NBA Sport Betting – Final Weekend of the Season Offers Some Great Games
There aren’t many NBA games left in the 2011 regular season. The last weekend of this campaign offers a range of particular portraits.
NBA Betting Overview
Online betting pundits are aware of the perils of late-season action in any team sport. The fact that some teams are preparing for the playoffs while others are playing out the string creates a unique chemical cocktail and a signature situational stew that can be hard to decipher. Will some teams play spoiler or just tank in the hope of getting the highest possible draft pick? Will the top teams chase seeding spots or rest starters for the upcoming first round of the playoffs? Will teams view a game as a necessary steppingstone toward a playoff run and value momentum, or will teams tinker with lineup combinations and use the final games of the regular season as a laboratory of sorts? These and other considerations enter into the sports betting calculus.
Yes, March Madness betting is unpredictable in its own right, but that’s a realm of sports in which many of the pro game’s tension points simply don’t rise to the surface. Tabbing NBA games is not a safe exercise, so when choosing the kinds of games to predict at the very end of the regular season, one must pick spots and zero in on high-percentage opportunities.

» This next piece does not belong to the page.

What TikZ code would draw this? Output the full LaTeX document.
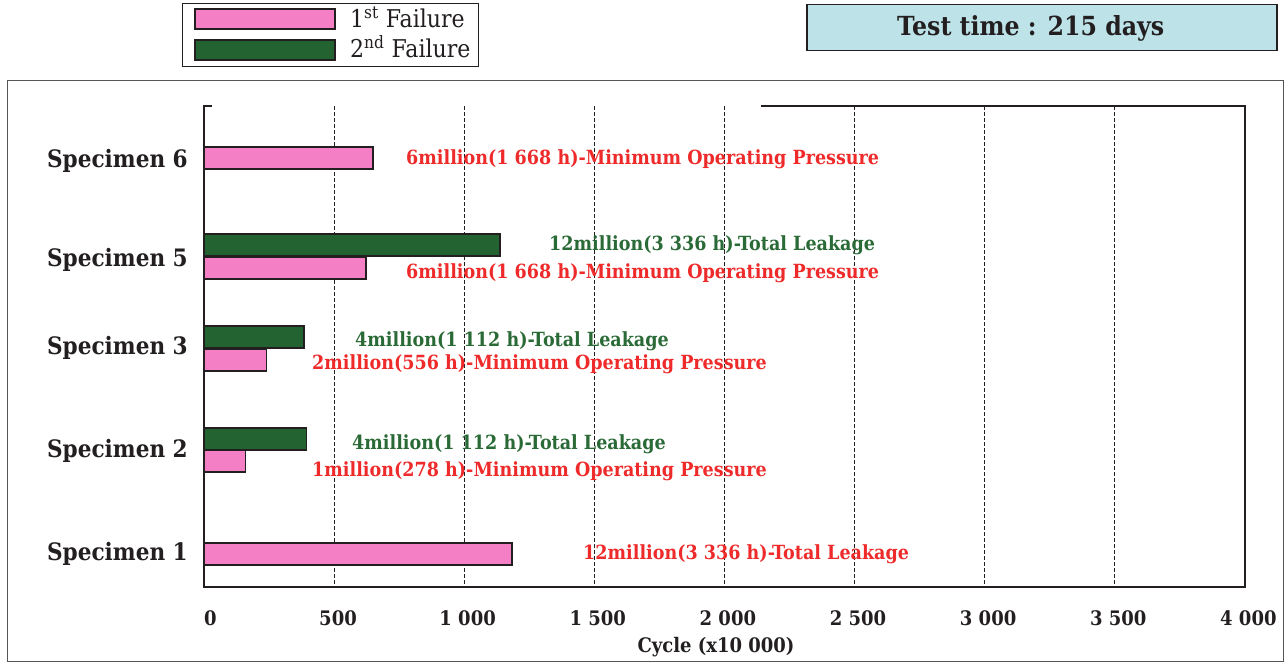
\documentclass[tikz,border=0pt]{standalone}
\usepackage{fontspec}
\setmainfont{DejaVu Serif}[FakeStretch=0.9]
\definecolor{pinkbar}{HTML}{F47FC4}
\definecolor{greenbar}{HTML}{236331}
\definecolor{redtxt}{HTML}{EE2A2A}
\definecolor{greentxt}{HTML}{2A6A36}
\definecolor{edge}{HTML}{231F20}
\definecolor{boxblue}{HTML}{BDE3E9}
\definecolor{framegray}{HTML}{555555}
\tikzset{
  first/.style={draw=edge, line width=1.3bp, fill=pinkbar},
  second/.style={draw=edge, line width=1.3bp, fill=greenbar},
  grid line/.style={draw=edge, line width=0.8bp, dash pattern=on 4bp off 2bp},
  axis line/.style={draw=edge, line width=1.2bp},
  spec/.style={anchor=mid east, inner sep=0pt, font=\fontsize{24bp}{28bp}\selectfont\bfseries, text=edge},
  redlab/.style={anchor=mid west, inner sep=0pt, font=\fontsize{19.5bp}{23bp}\selectfont\bfseries, text=redtxt},
  greenlab/.style={anchor=mid west, inner sep=0pt, font=\fontsize{19.5bp}{23bp}\selectfont\bfseries, text=greentxt},
  tick/.style={anchor=mid, inner sep=0pt, font=\fontsize{20bp}{24bp}\selectfont\bfseries, text=edge},
  legtext/.style={anchor=mid west, inner sep=0pt, font=\fontsize{24.5bp}{28bp}\selectfont, text=edge}
}
\begin{document}
\begin{tikzpicture}[x=1bp, y=-1bp]
\useasboundingbox (0,0) rectangle (1285,662);

% legend
\node[draw=edge, line width=1.2bp, minimum width=296bp, minimum height=63bp, anchor=north west, inner sep=0pt] (legend) at (182,3) {};
\draw[first] (195,9) rectangle (335,29);
\draw[second] (195,40) rectangle (335,60);
\node[legtext] (leg1) at (350,25) {1\textsuperscript{st} Failure};
\node[legtext] (leg2) at (350,55) {2\textsuperscript{nd} Failure};

% test duration box
\node[draw=edge, line width=1.5bp, fill=boxblue, minimum width=470bp, minimum height=46bp, anchor=north west, inner sep=0pt] (testbox) at (806,4) {};
\node[inner sep=0pt, font=\fontsize{26.3bp}{30bp}\selectfont\bfseries, text=edge] (testtime) at ([xshift=-11bp, yshift=-1bp]testbox.center) {Test time : 215 days};

% outer frame
\draw[draw=framegray, line width=1bp] (7,81) rectangle (1283,661);

% plot area in data units: x in cycles (x10 000), y in pixels
\begin{scope}[shift={(204,0)}, x=0.26025bp]
  \foreach \v in {500,1000,...,3500}
    \draw[grid line] (\v,106) -- (\v,587);
  \coordinate (topgap) at (30,106);
  \coordinate (topresume) at (2140,106);
  \draw[axis line] (topresume) -- (4000,106) -- (4000,587) -- (0,587) -- (0,106) -- (topgap);

  % bars
  \draw[first]  (0,147) rectangle (649,169);
  \draw[second] (0,234) rectangle (1137,256);
  \draw[first]  (0,257) rectangle (622,279);
  \draw[second] (0,326) rectangle (384,348);
  \draw[first]  (0,349) rectangle (241,371);
  \draw[second] (0,428) rectangle (394,450);
  \draw[first]  (0,450) rectangle (160,472);
  \draw[first]  (0,543) rectangle (1183,565);

  % axis numbers
  \node[tick] (t0) at (25,623) {0};
  \node[tick] (t1) at (515,623) {500};
  \node[tick] (t2) at (1013,623) {1~000};
  \node[tick] (t3) at (1513,623) {1~500};
  \node[tick] (t4) at (2013,623) {2~000};
  \node[tick] (t5) at (2513,623) {2~500};
  \node[tick] (t6) at (3013,623) {3~000};
  \node[tick] (t7) at (3513,623) {3~500};
  \node[tick] (t8) at (4013,623) {4~000};
\end{scope}
\node[tick] (xlabel) at (716,650) {Cycle (x10~000)};

% specimen names
\node[spec] (s6) at (188,165) {Specimen 6};
\node[spec] (s5) at (188,264) {Specimen 5};
\node[spec] (s3) at (188,352) {Specimen 3};
\node[spec] (s2) at (188,455) {Specimen 2};
\node[spec] (s1) at (188,558) {Specimen 1};

% failure notes
\node[redlab]   (n6)  at (406,162) {6million(1~668 h)-Minimum Operating Pressure};
\node[greenlab] (n5b) at (549,248) {12million(3~336 h)-Total Leakage};
\node[redlab]   (n5a) at (406,276) {6million(1~668 h)-Minimum Operating Pressure};
\node[greenlab] (n3b) at (355,344) {4million(1~112 h)-Total Leakage};
\node[redlab]   (n3a) at (312,367) {2million(556 h)-Minimum Operating Pressure};
\node[greenlab] (n2b) at (352,447) {4million(1~112 h)-Total Leakage};
\node[redlab]   (n2a) at (312,474) {1million(278 h)-Minimum Operating Pressure};
\node[redlab]   (n1)  at (583,557) {12million(3~336 h)-Total Leakage};
\end{tikzpicture}
\end{document}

On Saturday night, two likely outcomes should emerge in the Western Conference. Utah goes to San Antonio while Minnesota visits Denver. First of all, the Spurs have been a matchup nightmare for the Jazz even when the Utah franchise stood on relatively solid footing. San Antonio’s length and its wing scoring have outflanked the Jazz. Former Utah coach Jerry Sloan found it hard to solve coach Gregg Popovich’s outfit from the Lone Star State. Now, with the Spurs fighting for the top seed in the Western Conference postseason and Utah stumbling toward the end of its season under interim coach Tyrone Corbin, the odds against the Jazz are even longer. With the Spurs hosting this game against Utah, it’s almost impossible to see how the first-place team in the West will lose.

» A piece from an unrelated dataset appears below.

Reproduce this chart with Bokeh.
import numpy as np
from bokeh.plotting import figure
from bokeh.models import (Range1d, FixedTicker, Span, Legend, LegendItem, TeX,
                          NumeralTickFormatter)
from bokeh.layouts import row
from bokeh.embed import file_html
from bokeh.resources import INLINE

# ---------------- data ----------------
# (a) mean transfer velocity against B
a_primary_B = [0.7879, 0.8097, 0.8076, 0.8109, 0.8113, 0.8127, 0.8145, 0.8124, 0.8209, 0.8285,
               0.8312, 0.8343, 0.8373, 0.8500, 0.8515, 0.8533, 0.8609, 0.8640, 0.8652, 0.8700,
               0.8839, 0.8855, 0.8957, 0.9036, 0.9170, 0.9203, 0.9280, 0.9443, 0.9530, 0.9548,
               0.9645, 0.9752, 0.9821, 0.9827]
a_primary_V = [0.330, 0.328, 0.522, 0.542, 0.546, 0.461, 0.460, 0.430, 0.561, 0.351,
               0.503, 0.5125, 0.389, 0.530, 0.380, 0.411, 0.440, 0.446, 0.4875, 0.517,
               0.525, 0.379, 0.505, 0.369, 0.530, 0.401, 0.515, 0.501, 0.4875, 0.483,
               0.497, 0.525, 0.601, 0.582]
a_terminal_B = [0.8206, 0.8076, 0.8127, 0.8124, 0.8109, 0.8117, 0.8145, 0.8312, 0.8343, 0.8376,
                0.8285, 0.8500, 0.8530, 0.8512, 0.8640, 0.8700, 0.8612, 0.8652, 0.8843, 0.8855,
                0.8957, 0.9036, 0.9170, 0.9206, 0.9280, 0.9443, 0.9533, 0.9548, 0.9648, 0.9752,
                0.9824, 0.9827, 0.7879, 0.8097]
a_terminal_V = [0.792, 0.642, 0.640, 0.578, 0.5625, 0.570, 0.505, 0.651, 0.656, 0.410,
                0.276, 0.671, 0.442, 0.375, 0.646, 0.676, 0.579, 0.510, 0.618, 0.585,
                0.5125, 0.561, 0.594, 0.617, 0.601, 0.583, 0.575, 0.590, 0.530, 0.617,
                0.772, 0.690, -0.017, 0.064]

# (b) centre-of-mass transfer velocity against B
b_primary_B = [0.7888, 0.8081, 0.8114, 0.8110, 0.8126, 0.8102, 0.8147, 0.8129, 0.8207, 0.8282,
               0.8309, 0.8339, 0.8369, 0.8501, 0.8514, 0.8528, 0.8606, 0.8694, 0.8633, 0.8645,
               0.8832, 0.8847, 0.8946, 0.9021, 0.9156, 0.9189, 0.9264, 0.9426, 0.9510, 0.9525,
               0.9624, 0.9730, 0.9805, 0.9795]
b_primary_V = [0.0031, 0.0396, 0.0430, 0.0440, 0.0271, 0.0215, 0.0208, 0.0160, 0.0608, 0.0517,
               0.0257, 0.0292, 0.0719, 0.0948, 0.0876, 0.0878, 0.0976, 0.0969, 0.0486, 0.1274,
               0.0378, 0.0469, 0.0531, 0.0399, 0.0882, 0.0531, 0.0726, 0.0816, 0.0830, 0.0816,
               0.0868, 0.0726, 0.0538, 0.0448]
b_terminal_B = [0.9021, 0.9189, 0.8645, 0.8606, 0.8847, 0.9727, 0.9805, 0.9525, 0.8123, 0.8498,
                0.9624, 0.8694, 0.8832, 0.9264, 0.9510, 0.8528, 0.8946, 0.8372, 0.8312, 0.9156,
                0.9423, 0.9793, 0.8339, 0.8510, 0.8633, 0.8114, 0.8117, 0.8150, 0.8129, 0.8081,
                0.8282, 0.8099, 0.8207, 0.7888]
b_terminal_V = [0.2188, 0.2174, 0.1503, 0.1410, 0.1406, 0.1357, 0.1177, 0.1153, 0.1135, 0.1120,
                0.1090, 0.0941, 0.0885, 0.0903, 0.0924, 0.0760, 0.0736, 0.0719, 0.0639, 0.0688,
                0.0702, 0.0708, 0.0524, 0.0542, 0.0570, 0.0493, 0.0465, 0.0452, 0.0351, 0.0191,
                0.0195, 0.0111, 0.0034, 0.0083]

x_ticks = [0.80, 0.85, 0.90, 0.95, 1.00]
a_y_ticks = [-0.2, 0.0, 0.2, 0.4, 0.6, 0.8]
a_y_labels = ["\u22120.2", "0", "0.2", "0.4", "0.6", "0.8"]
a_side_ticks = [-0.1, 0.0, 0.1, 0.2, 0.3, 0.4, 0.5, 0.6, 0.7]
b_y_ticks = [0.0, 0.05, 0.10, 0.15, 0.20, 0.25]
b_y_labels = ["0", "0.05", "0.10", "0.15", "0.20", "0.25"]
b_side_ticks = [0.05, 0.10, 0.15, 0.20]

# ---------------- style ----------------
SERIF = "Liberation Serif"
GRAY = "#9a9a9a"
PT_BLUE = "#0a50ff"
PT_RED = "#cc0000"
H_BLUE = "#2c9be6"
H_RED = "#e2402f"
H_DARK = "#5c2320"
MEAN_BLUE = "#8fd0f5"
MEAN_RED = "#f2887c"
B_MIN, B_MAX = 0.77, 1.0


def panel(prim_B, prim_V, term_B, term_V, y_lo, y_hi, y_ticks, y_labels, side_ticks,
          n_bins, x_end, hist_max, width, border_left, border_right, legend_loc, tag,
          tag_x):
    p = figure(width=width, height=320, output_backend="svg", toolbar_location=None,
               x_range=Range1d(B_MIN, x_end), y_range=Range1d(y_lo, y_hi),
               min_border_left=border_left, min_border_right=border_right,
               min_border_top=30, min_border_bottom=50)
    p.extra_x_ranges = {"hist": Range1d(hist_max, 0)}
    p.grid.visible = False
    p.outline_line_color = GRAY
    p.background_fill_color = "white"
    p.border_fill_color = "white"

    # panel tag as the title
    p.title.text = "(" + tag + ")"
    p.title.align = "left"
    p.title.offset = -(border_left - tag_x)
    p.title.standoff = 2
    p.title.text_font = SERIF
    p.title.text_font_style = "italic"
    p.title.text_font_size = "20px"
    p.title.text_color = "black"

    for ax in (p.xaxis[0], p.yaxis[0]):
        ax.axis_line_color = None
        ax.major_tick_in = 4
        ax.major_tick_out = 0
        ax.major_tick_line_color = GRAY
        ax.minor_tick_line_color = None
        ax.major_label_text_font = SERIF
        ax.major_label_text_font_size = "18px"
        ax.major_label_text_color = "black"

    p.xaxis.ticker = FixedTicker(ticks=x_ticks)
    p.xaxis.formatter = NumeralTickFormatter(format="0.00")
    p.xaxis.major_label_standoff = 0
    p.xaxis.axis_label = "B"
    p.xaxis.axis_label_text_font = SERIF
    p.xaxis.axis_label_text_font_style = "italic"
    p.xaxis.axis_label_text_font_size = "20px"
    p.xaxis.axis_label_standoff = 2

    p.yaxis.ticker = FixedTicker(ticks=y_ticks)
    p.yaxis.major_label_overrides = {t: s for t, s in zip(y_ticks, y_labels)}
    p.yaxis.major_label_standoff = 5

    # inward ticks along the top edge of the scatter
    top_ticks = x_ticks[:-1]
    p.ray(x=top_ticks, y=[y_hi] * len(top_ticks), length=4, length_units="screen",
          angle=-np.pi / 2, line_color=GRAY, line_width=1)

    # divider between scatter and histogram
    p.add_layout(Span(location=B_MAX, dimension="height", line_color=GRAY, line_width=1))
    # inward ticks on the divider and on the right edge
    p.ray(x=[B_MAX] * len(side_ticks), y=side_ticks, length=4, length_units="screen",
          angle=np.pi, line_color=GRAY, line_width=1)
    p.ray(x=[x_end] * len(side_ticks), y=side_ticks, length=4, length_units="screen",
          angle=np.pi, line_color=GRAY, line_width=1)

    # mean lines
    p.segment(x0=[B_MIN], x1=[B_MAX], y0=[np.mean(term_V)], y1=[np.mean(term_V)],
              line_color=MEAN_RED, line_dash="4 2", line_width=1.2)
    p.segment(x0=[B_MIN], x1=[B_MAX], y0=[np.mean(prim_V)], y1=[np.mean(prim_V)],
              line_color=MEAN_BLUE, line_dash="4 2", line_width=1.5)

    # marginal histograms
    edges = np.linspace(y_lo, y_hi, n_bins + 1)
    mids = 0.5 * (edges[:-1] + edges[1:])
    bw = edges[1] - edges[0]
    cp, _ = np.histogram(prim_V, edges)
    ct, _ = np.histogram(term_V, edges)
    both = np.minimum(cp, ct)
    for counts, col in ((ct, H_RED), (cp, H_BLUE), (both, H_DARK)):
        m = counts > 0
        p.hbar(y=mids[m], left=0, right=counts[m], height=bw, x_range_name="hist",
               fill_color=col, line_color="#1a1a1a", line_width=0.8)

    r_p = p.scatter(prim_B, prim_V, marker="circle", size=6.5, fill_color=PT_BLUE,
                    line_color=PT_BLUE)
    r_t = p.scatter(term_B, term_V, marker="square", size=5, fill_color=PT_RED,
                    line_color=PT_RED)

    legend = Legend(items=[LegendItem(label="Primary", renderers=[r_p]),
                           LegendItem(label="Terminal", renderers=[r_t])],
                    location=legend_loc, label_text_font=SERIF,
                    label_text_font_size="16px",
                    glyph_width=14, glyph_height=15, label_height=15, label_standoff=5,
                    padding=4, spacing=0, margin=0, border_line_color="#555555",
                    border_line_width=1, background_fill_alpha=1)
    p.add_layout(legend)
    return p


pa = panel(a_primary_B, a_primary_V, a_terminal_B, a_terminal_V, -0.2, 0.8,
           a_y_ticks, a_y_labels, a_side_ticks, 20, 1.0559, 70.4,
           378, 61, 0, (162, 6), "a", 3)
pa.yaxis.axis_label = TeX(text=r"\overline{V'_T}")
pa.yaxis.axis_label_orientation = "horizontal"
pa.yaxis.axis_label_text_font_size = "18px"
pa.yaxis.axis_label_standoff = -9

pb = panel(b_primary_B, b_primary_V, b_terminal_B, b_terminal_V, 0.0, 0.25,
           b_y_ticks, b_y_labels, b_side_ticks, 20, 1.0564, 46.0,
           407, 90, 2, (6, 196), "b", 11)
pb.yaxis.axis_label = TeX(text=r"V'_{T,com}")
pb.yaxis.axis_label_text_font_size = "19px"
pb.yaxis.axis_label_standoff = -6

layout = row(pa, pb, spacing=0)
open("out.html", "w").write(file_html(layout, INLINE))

In Minnesota-Denver, one of the Western Conference’s longtime doormats goes on the road to play a thriving opponent that has gone 15-4 since its big trade in February. Yes, while Minnesota remains mired in mediocrity and irrelevance, far removed from the playoff picture, Denver has played authoritative and high-level basketball ever since it dealt Carmelo Anthony and Chauncey Billups to the New York Knicks roughly six weeks ago. The four ex-Knicks who now play in the Rocky Mountains have worked really well together, giving the Nuggets more ball movement and freedom at the offensive end of the floor. The ball isn’t stopping in Anthony’s hands, and the Nuggets have younger, quicker legs throughout the whole of their roster. Denver just beat the Los Angeles Lakers on the road and should have little problem tossing the T-Wolves aside.
On Sunday, Detroit goes to Charlotte to take on the Bobcats while Phoenix travels to Dallas to face the Mavericks. Detroit is staggering toward the offseason under a coach who has never won the team’s trust; the Pistons have never found a second gear in 2011. On the other hand, Charlotte has played extremely hard for interim coach Paul Silas and does not show signs of letting up despite a depleted roster. The hunger factor should lead the Bobcats to a home-court win over Detroit. In Phoenix-Dallas, the Mavericks – trying to find the right way to play in advance of the postseason – will not mail it in against the creaky Suns, who cannot count on the health of a physically weakened Steve Nash.